## WRITTEN PROBLEM
Pictures stay out of the copy; output exactly the lines from the one containing "Reproduce this diagram with TikZ." through the end of the material.

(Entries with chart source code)

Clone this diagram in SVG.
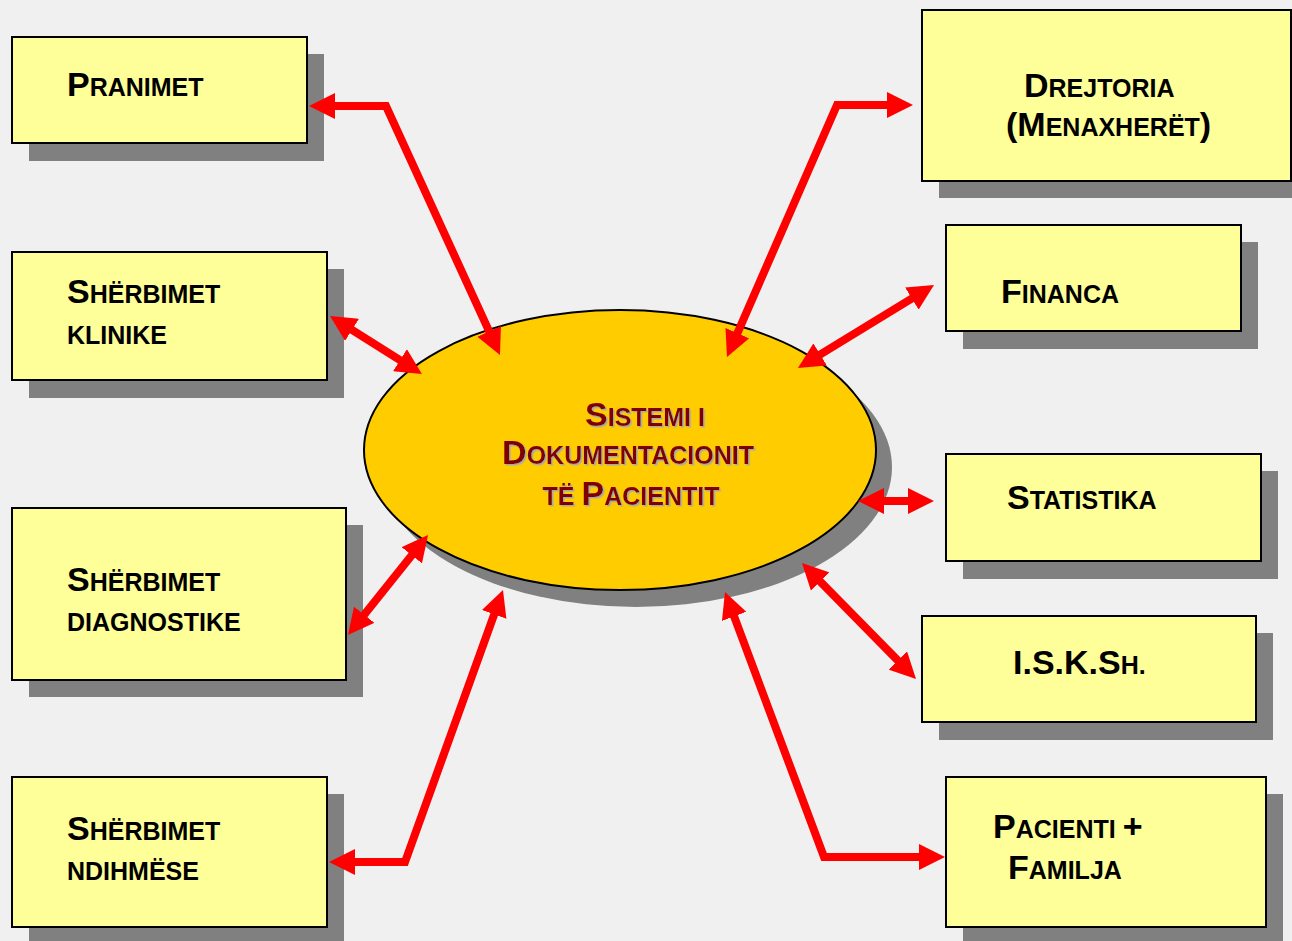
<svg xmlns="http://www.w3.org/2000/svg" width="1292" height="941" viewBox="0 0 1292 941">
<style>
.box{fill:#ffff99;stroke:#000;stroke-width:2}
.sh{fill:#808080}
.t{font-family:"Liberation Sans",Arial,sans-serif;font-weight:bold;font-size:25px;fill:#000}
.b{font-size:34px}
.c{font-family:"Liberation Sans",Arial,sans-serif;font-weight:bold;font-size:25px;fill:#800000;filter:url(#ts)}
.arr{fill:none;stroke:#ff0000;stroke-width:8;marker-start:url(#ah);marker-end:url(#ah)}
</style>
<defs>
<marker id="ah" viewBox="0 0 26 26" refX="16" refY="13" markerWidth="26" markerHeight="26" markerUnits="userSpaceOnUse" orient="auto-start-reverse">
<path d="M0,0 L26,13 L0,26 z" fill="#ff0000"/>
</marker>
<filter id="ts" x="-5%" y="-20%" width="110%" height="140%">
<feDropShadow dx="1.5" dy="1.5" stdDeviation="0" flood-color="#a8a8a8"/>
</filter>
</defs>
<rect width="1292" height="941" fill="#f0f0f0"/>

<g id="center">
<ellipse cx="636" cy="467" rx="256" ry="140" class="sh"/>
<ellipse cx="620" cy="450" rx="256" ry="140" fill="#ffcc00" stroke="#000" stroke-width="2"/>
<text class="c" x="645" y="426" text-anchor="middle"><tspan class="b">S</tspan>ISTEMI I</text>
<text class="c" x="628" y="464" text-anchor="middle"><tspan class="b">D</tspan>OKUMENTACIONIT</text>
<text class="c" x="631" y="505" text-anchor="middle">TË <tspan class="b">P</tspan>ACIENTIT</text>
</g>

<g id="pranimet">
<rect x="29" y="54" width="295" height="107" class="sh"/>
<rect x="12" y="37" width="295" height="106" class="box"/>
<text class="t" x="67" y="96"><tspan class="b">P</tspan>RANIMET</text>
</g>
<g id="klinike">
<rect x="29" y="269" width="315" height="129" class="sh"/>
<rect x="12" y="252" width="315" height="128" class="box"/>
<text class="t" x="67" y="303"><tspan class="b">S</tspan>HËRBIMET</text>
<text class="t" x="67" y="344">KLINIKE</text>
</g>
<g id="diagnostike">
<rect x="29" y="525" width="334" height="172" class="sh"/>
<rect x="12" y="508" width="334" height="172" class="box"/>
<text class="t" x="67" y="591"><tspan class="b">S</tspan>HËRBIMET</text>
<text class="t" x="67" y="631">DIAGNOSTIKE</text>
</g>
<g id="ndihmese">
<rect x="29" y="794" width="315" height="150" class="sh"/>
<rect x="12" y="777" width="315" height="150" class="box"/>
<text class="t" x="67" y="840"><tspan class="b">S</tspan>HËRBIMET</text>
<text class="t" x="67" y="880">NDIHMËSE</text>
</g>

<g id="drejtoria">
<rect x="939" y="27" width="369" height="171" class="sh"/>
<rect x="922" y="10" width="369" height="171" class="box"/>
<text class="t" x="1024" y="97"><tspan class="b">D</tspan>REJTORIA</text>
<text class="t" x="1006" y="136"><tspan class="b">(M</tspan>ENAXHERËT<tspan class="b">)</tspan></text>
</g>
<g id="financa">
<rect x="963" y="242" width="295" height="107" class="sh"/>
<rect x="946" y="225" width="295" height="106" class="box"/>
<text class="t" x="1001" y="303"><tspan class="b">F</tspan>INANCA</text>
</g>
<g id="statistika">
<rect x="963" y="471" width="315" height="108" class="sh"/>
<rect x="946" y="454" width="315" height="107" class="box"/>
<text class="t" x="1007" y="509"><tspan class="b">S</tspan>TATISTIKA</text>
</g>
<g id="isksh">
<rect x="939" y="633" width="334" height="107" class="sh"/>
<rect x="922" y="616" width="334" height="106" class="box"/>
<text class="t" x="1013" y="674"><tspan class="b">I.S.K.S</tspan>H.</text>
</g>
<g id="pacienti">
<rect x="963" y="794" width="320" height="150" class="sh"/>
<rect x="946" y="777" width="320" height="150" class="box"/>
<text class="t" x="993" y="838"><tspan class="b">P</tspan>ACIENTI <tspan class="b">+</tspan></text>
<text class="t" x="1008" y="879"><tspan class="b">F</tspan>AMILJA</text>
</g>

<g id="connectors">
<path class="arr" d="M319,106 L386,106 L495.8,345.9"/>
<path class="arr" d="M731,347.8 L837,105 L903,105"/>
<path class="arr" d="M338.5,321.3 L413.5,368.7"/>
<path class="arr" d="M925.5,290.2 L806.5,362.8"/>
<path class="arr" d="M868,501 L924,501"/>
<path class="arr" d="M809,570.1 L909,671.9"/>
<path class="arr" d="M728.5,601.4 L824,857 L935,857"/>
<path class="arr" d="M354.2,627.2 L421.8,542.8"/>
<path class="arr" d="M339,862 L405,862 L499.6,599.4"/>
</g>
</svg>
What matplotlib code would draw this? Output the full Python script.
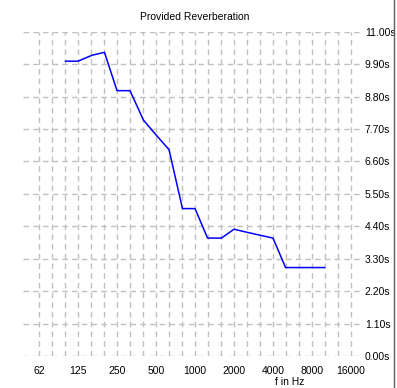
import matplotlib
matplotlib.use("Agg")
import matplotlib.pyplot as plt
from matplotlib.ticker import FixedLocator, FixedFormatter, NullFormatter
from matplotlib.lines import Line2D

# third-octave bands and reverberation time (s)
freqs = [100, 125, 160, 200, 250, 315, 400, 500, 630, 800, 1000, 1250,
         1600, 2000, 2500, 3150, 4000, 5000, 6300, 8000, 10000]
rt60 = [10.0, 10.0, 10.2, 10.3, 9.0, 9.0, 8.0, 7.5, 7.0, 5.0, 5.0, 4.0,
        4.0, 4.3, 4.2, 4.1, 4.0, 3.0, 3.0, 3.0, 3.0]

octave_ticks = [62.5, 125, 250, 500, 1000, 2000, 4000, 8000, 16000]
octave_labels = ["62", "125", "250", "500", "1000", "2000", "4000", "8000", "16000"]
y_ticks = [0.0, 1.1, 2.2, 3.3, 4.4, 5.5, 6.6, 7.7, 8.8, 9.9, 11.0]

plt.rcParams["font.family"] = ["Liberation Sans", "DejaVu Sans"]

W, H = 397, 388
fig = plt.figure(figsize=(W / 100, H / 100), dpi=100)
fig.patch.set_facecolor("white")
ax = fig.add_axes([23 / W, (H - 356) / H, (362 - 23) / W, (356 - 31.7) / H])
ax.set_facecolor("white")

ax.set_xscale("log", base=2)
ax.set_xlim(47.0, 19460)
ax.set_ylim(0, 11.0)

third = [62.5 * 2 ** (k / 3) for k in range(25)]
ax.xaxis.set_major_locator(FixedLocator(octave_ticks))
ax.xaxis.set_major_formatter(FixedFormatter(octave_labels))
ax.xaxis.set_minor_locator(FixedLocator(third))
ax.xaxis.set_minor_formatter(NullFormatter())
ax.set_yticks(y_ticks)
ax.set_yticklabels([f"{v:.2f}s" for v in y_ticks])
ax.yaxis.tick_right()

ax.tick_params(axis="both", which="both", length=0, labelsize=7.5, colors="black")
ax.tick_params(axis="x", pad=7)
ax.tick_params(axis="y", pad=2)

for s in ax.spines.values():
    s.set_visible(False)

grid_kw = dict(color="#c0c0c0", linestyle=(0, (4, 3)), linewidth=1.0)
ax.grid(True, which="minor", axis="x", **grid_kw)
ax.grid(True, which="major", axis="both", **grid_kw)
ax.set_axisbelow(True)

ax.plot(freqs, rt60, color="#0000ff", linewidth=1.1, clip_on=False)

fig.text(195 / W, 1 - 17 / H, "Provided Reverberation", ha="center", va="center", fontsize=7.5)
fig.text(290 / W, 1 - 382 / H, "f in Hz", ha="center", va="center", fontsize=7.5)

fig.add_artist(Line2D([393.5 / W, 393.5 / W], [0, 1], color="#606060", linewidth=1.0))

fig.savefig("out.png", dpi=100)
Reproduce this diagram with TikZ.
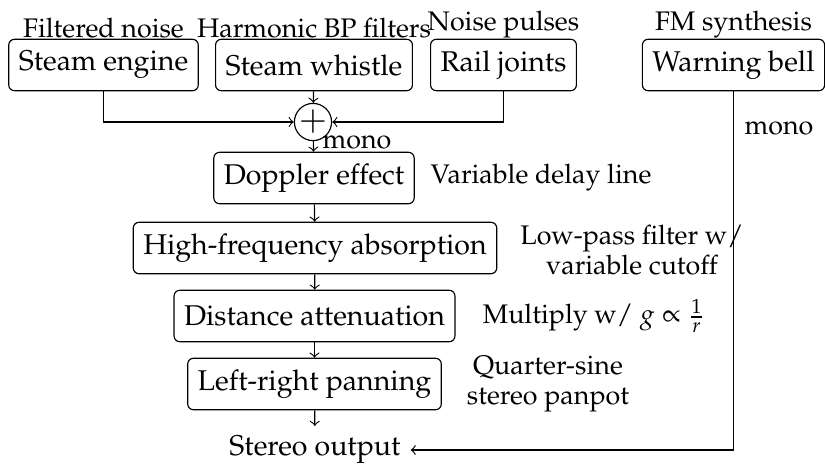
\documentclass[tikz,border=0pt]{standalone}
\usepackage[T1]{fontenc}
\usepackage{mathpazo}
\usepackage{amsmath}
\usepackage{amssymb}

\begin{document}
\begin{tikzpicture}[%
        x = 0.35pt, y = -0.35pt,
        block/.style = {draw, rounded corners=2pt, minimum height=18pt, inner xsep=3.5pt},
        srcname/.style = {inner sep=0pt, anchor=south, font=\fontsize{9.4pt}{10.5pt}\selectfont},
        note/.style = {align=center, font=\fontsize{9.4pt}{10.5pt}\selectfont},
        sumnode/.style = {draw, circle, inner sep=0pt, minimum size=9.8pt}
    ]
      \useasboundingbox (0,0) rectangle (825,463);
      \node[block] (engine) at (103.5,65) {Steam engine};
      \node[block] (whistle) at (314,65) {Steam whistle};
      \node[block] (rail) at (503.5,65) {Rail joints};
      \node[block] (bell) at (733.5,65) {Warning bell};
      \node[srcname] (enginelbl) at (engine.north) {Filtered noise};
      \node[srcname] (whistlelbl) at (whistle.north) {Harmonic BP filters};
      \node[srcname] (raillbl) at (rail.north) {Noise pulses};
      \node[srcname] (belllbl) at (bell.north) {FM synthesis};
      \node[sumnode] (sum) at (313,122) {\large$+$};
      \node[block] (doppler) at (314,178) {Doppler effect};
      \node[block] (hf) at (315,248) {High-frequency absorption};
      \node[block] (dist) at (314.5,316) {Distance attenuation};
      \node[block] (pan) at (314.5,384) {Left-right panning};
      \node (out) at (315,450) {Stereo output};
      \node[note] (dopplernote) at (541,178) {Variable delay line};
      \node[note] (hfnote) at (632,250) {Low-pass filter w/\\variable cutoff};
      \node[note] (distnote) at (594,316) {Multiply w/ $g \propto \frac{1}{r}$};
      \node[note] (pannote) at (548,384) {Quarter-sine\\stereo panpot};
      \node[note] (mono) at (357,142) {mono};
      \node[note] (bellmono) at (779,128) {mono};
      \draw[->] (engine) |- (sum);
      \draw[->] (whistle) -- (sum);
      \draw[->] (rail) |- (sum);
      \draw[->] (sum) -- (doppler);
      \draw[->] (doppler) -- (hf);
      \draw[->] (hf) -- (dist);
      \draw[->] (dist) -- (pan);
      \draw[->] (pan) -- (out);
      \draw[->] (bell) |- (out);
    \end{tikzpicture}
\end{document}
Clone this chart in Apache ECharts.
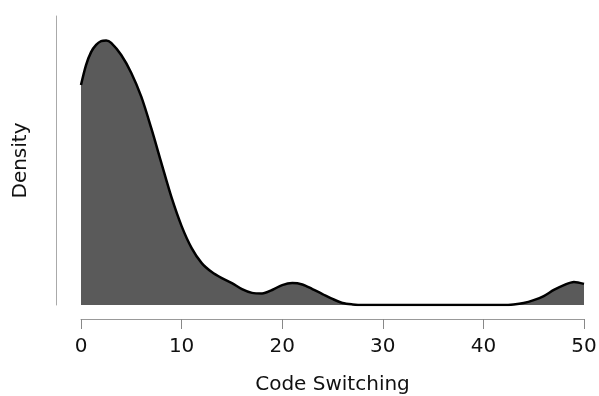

## SOLUTION TO THE PROBLEM
Reproduce this diagram with TikZ.
\documentclass[tikz,border=0pt]{standalone}
\usepackage[T1]{fontenc}
\usepackage{mathpazo}
\usepackage{amsmath}
\usepackage{amssymb}

\begin{document}
\begin{tikzpicture}[%
        x = 0.35pt, y = -0.35pt,
        block/.style = {draw, rounded corners=2pt, minimum height=18pt, inner xsep=3.5pt},
        srcname/.style = {inner sep=0pt, anchor=south, font=\fontsize{9.4pt}{10.5pt}\selectfont},
        note/.style = {align=center, font=\fontsize{9.4pt}{10.5pt}\selectfont},
        sumnode/.style = {draw, circle, inner sep=0pt, minimum size=9.8pt}
    ]
      \useasboundingbox (0,0) rectangle (825,463);
      \node[block] (engine) at (103.5,65) {Steam engine};
      \node[block] (whistle) at (314,65) {Steam whistle};
      \node[block] (rail) at (503.5,65) {Rail joints};
      \node[block] (bell) at (733.5,65) {Warning bell};
      \node[srcname] (enginelbl) at (engine.north) {Filtered noise};
      \node[srcname] (whistlelbl) at (whistle.north) {Harmonic BP filters};
      \node[srcname] (raillbl) at (rail.north) {Noise pulses};
      \node[srcname] (belllbl) at (bell.north) {FM synthesis};
      \node[sumnode] (sum) at (313,122) {\large$+$};
      \node[block] (doppler) at (314,178) {Doppler effect};
      \node[block] (hf) at (315,248) {High-frequency absorption};
      \node[block] (dist) at (314.5,316) {Distance attenuation};
      \node[block] (pan) at (314.5,384) {Left-right panning};
      \node (out) at (315,450) {Stereo output};
      \node[note] (dopplernote) at (541,178) {Variable delay line};
      \node[note] (hfnote) at (632,250) {Low-pass filter w/\\variable cutoff};
      \node[note] (distnote) at (594,316) {Multiply w/ $g \propto \frac{1}{r}$};
      \node[note] (pannote) at (548,384) {Quarter-sine\\stereo panpot};
      \node[note] (mono) at (357,142) {mono};
      \node[note] (bellmono) at (779,128) {mono};
      \draw[->] (engine) |- (sum);
      \draw[->] (whistle) -- (sum);
      \draw[->] (rail) |- (sum);
      \draw[->] (sum) -- (doppler);
      \draw[->] (doppler) -- (hf);
      \draw[->] (hf) -- (dist);
      \draw[->] (dist) -- (pan);
      \draw[->] (pan) -- (out);
      \draw[->] (bell) |- (out);
    \end{tikzpicture}
\end{document}
Clone this chart in Apache ECharts.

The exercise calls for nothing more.